Cross Training

Having looked at how to increase our distance and extend our goals, cross-training has been mentioned. So what do we mean by cross-training?

Adding a variety of training types to your routine to achieve an improved and rounded skill set that your body can call upon.

I continuously pick on running, so let’s take cycling as an example this time around…

Cycling, an amazing activity, with lots of subsections (road/MTB/hybrid/electric assisted) for almost all to enjoy.

The motion of cycling is repetitive, we utilise the same muscle groups, in the same direction, in the same order. Over time these muscles will build whilst other equally needed muscles may not, or those that aren’t directly involved will not be worked in a sufficient way.

This is where cross-training comes in, we can use a different workout method to help bring those muscles not used in our primary activity up to the same tolerances and with them, offer even more performance to the primary movers.

Nerdy example incoming, in cycling we would label the quads and hamstrings as the prime movers, they do the bulk of the leg work after all, yet if we look further into the movement, we find that the hips are the initiation.

So, working back up the chain, including hip strengthening and mobility work will allow better force production, in short, the stronger the initiation the more force we can produce with the larger prime movers.
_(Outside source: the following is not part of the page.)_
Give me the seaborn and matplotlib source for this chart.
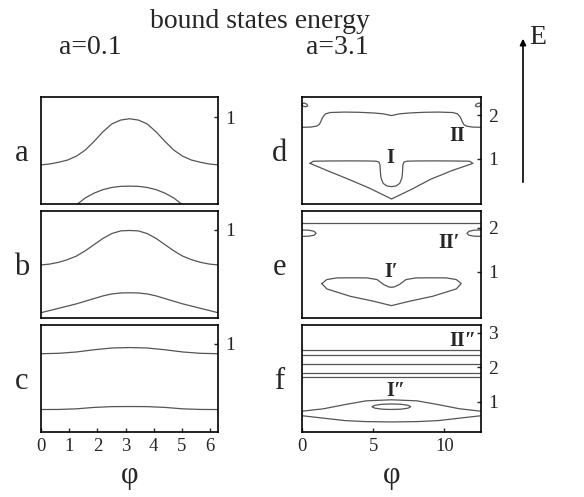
import numpy as np
import matplotlib
matplotlib.use("Agg")
import matplotlib.pyplot as plt
from matplotlib.patches import FancyArrowPatch
import seaborn as sns

# ---------------- data ----------------
# left column: a = 0.1, phi in [0, 2pi]
phi_ab = [0.0, 0.314, 0.628, 0.942, 1.257, 1.571, 1.885, 2.199, 2.513, 2.827,
          3.142, 3.456, 3.770, 4.084, 4.398, 4.712, 5.027, 5.341, 5.655, 5.969, 6.283]
a_upper = [0.45, 0.46, 0.48, 0.505, 0.55, 0.62, 0.72, 0.83, 0.92, 0.965,
           0.98, 0.965, 0.92, 0.83, 0.72, 0.62, 0.55, 0.505, 0.48, 0.46, 0.45]
phi_a_low = [0.942, 1.257, 1.571, 1.885, 2.199, 2.513, 2.827, 3.142,
             3.456, 3.770, 4.084, 4.398, 4.712, 5.027, 5.341]
a_lower = [-0.1, -0.01, 0.07, 0.125, 0.165, 0.19, 0.203, 0.205,
           0.203, 0.19, 0.165, 0.125, 0.07, -0.01, -0.1]
b_upper = [0.60, 0.61, 0.63, 0.66, 0.70, 0.76, 0.83, 0.90, 0.955, 0.985,
           0.99, 0.985, 0.955, 0.90, 0.83, 0.76, 0.70, 0.66, 0.63, 0.61, 0.60]
b_lower = [0.06, 0.085, 0.11, 0.135, 0.16, 0.19, 0.22, 0.25, 0.272, 0.283,
           0.285, 0.283, 0.272, 0.25, 0.22, 0.19, 0.16, 0.135, 0.11, 0.085, 0.06]
phi_c = [0.0, 0.628, 1.257, 1.885, 2.513, 3.142, 3.770, 4.398, 5.027, 5.655, 6.283]
c_upper = [0.885, 0.89, 0.905, 0.93, 0.95, 0.955, 0.95, 0.93, 0.905, 0.89, 0.885]
c_lower = [0.254, 0.255, 0.262, 0.278, 0.287, 0.288, 0.287, 0.278, 0.262, 0.255, 0.254]

# right column: a = 3.1, phi in [0, 4pi]
d_II_phi = [0.0, 0.6, 1.0, 1.2, 1.32, 1.45, 1.65, 2.0, 3.0, 4.0, 5.0, 5.7, 6.283,
            6.86, 7.57, 8.57, 9.57, 10.57, 10.92, 11.12, 11.25, 11.37, 11.57, 11.97, 12.566]
d_II_E = [1.72, 1.725, 1.745, 1.78, 1.85, 1.95, 2.03, 2.06, 2.07, 2.065, 2.05, 2.03, 1.99,
          2.03, 2.05, 2.065, 2.07, 2.06, 2.03, 1.95, 1.85, 1.78, 1.745, 1.725, 1.72]
d_I_phi = [0.56, 0.8, 2.0, 3.4, 4.6, 5.2, 5.40, 5.48, 5.50, 5.55, 5.70, 5.95, 6.283,
           6.61, 6.86, 7.01, 7.06, 7.08, 7.16, 7.36, 7.96, 9.16, 10.56, 11.76, 12.0,
           10.5, 9.0, 7.8, 6.283, 4.8, 3.3, 1.8, 0.56]
d_I_E = [0.89, 0.94, 0.945, 0.947, 0.945, 0.94, 0.92, 0.85, 0.70, 0.55, 0.43, 0.37, 0.355,
         0.37, 0.43, 0.55, 0.70, 0.85, 0.92, 0.94, 0.945, 0.947, 0.945, 0.94, 0.89,
         0.72, 0.52, 0.31, 0.07, 0.31, 0.52, 0.72, 0.89]
d_loopL_phi = [0.0, 0.15, 0.35, 0.4, 0.25, 0.05, 0.0]
d_loopL_E = [2.26, 2.28, 2.25, 2.21, 2.19, 2.21, 2.26]
d_loopR_phi = [12.566, 12.42, 12.22, 12.17, 12.32, 12.52, 12.566]
d_loopR_E = [2.26, 2.28, 2.25, 2.21, 2.19, 2.21, 2.26]

e_top_phi = [0.0, 12.566]
e_top_E = [2.10, 2.10]
e_loopL_phi = [0.0, 0.5, 0.85, 0.99, 0.85, 0.5, 0.0]
e_loopL_E = [1.95, 1.945, 1.92, 1.875, 1.83, 1.81, 1.805]
e_loopR_phi = [12.566, 12.07, 11.72, 11.58, 11.72, 12.07, 12.566]
e_loopR_E = [1.95, 1.945, 1.92, 1.875, 1.83, 1.81, 1.805]
e_I_phi = [1.39, 1.74, 2.45, 3.5, 4.56, 5.27, 5.74, 6.09, 6.283, 6.48, 6.83, 7.30,
           8.01, 9.07, 10.12, 10.83, 11.18, 10.83, 9.17, 7.52, 6.283, 5.05, 3.39, 1.74, 1.39]
e_I_E = [0.735, 0.826, 0.864, 0.866, 0.864, 0.826, 0.712, 0.66, 0.65, 0.66, 0.712, 0.826,
         0.864, 0.866, 0.864, 0.826, 0.735, 0.614, 0.447, 0.333, 0.235, 0.333, 0.447, 0.614, 0.735]

f_levels = [2.49, 2.35, 2.08, 1.84, 1.71]
f_lens_phi = [0.0, 1.5, 3.0, 4.5, 6.283, 8.07, 9.57, 11.07, 12.566]
f_lens_up = [0.73, 0.80, 0.92, 1.03, 1.06, 1.03, 0.92, 0.80, 0.73]
f_lens_low = [0.60, 0.53, 0.46, 0.43, 0.42, 0.43, 0.46, 0.53, 0.60]
f_ell_phi = [4.93, 5.10, 5.60, 6.283, 6.97, 7.46, 7.63, 7.46, 6.97, 6.283, 5.60, 5.10, 4.93]
f_ell_E = [0.86, 0.90, 0.93, 0.94, 0.93, 0.90, 0.86, 0.82, 0.79, 0.78, 0.79, 0.82, 0.86]

# ---------------- style ----------------
sns.set_style("white")
plt.rcParams["font.family"] = ["Liberation Serif", "DejaVu Serif"]
plt.rcParams["mathtext.fontset"] = "stix"

W, H = 584, 497
fig = plt.figure(figsize=(W / 100, H / 100), dpi=100)

def px_axes(x0, y0, x1, y1):
    return fig.add_axes([x0 / W, 1 - y1 / H, (x1 - x0) / W, (y1 - y0) / H])

LC = "#555555"
LW = 0.9

def curve(ax, x, y):
    sns.lineplot(x=x, y=y, ax=ax, sort=False, estimator=None, color=LC, lw=LW, legend=False)

rows = [(97, 204), (211, 318), (325, 432)]
left = [px_axes(41, r0, 218, r1) for r0, r1 in rows]
right = [px_axes(302, r0, 481, r1) for r0, r1 in rows]

# left column
ax = left[0]
curve(ax, phi_ab, a_upper)
curve(ax, phi_a_low, a_lower)
ax.set_ylim(0, 1.23)
ax = left[1]
curve(ax, phi_ab, b_upper)
curve(ax, phi_ab, b_lower)
ax.set_ylim(0, 1.21)
ax = left[2]
curve(ax, phi_c, c_upper)
curve(ax, phi_c, c_lower)
ax.set_ylim(0, 1.21)

# right column
ax = right[0]
curve(ax, d_II_phi, d_II_E)
curve(ax, d_I_phi, d_I_E)
curve(ax, d_loopL_phi, d_loopL_E)
curve(ax, d_loopR_phi, d_loopR_E)
ax.set_ylim(-0.045, 2.417)
ax = right[1]
curve(ax, e_top_phi, e_top_E)
curve(ax, e_loopL_phi, e_loopL_E)
curve(ax, e_loopR_phi, e_loopR_E)
curve(ax, e_I_phi, e_I_E)
ax.set_ylim(-0.045, 2.38)
ax = right[2]
for lv in f_levels:
    curve(ax, [0.0, 12.566], [lv, lv])
curve(ax, f_lens_phi, f_lens_up)
curve(ax, f_lens_phi, f_lens_low)
curve(ax, f_ell_phi, f_ell_E)
ax.set_ylim(0.13, 3.22)

for ax in left:
    ax.set_xlim(0, 2 * np.pi)
    ax.set_yticks([1])
for ax in right:
    ax.set_xlim(0, 4 * np.pi)
right[0].set_yticks([1, 2])
right[1].set_yticks([1, 2])
right[2].set_yticks([1, 2, 3])

for ax in left + right:
    for s in ax.spines.values():
        s.set_color("black")
        s.set_linewidth(1.2)
    ax.yaxis.tick_right()
    ax.tick_params(axis="y", direction="in", length=3, width=1, labelsize=14, pad=5,
                   right=True, left=False)
    ax.tick_params(axis="x", direction="in", length=3, width=1, labelsize=13.5, pad=4,
                   bottom=True, top=False)
    ax.set_ylabel("")
    ax.set_xlabel("")

for ax in (left[0], left[1], right[0], right[1]):
    ax.set_xticks([])
left[2].set_xticks([0, 1, 2, 3, 4, 5, 6])
right[2].set_xticks([0, 5, 10])
left[2].set_xlabel("φ", fontsize=22, labelpad=5)
right[2].set_xlabel("φ", fontsize=22, labelpad=5)

for ax, lab in zip(left, ["a", "b", "c"]):
    ax.text(-0.11, 0.40, lab, transform=ax.transAxes, ha="center", va="baseline", fontsize=22)
for ax, lab in zip(right, ["d", "e", "f"]):
    ax.text(-0.128, 0.40, lab, transform=ax.transAxes, ha="center", va="baseline", fontsize=22)

lab_kw = dict(ha="center", va="center", fontsize=14.5, fontweight="bold")
right[0].text(10.9, 1.51, "II", **lab_kw)
right[0].text(6.21, 1.02, "I", **lab_kw)
right[1].text(10.3, 1.66, "II′", **lab_kw)
right[1].text(6.26, 0.99, "I′", **lab_kw)
right[2].text(11.3, 2.76, "II″", **lab_kw)
right[2].text(6.56, 1.31, "I″", **lab_kw)

fig.text(260 / W, 1 - 21 / H, "bound states energy", ha="center", va="center", fontsize=20)
fig.text(90 / W, 1 - 47 / H, "a=0.1", ha="center", va="center", fontsize=20)
fig.text(337 / W, 1 - 47 / H, "a=3.1", ha="center", va="center", fontsize=20)
fig.text(529 / W, 1 - 38 / H, "E", ha="left", va="center", fontsize=20)
fig.add_artist(FancyArrowPatch((523 / W, 1 - 185 / H), (523 / W, 1 - 36 / H),
                               transform=fig.transFigure, arrowstyle="-|>",
                               mutation_scale=9, lw=1.2, color="black"))

fig.savefig("out.png", dpi=100)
This is where cross-training offers many avenues and can get a little grey scale. There are lots of other ways we can help to build more resilience into our bodies, and each has its own benefit, recovery rate and time.

So, you want me to do separate strength work, active recovery and improve my flexibility with stretching? – kind of a lot, don’t you think?

It is, and just like when we started out with our original goal we had to build up, cross-training is just another opportunity to build up, however, this time we are widening our operating platform, creating headroom if you like.

The million-dollar question – What order is best?

Every goal has its unique workload, and every individual their own personal strengths and area’s for improvement. A real-life example:

Runner with great endurance, imbalance in one leg:

We added a strength session to help build leg strength to help remove dominance and a stretching program to help relax both legs. The dominant leg was taking the hit during running, and the non-dominant during the strength work.

To save some time, a short post run stretching routine was created, we also dropped a run in favour of strength work, this allowed the dominant leg to catch a bit of a break.

When considering adding cross-training or specific strength training it’s important to look overall at where our bodies are, when working with athletes, I always ask the same questions:

How does it feel?

What do we feel just before we undertake the activity, when we are doing the activity, and in the immediate time and day after?

What tires first, and how does it feel?

Is there a specific area that tires first, does that feeling continue into the next day (think muscle soreness)?

If I had a magic wand, what would you change?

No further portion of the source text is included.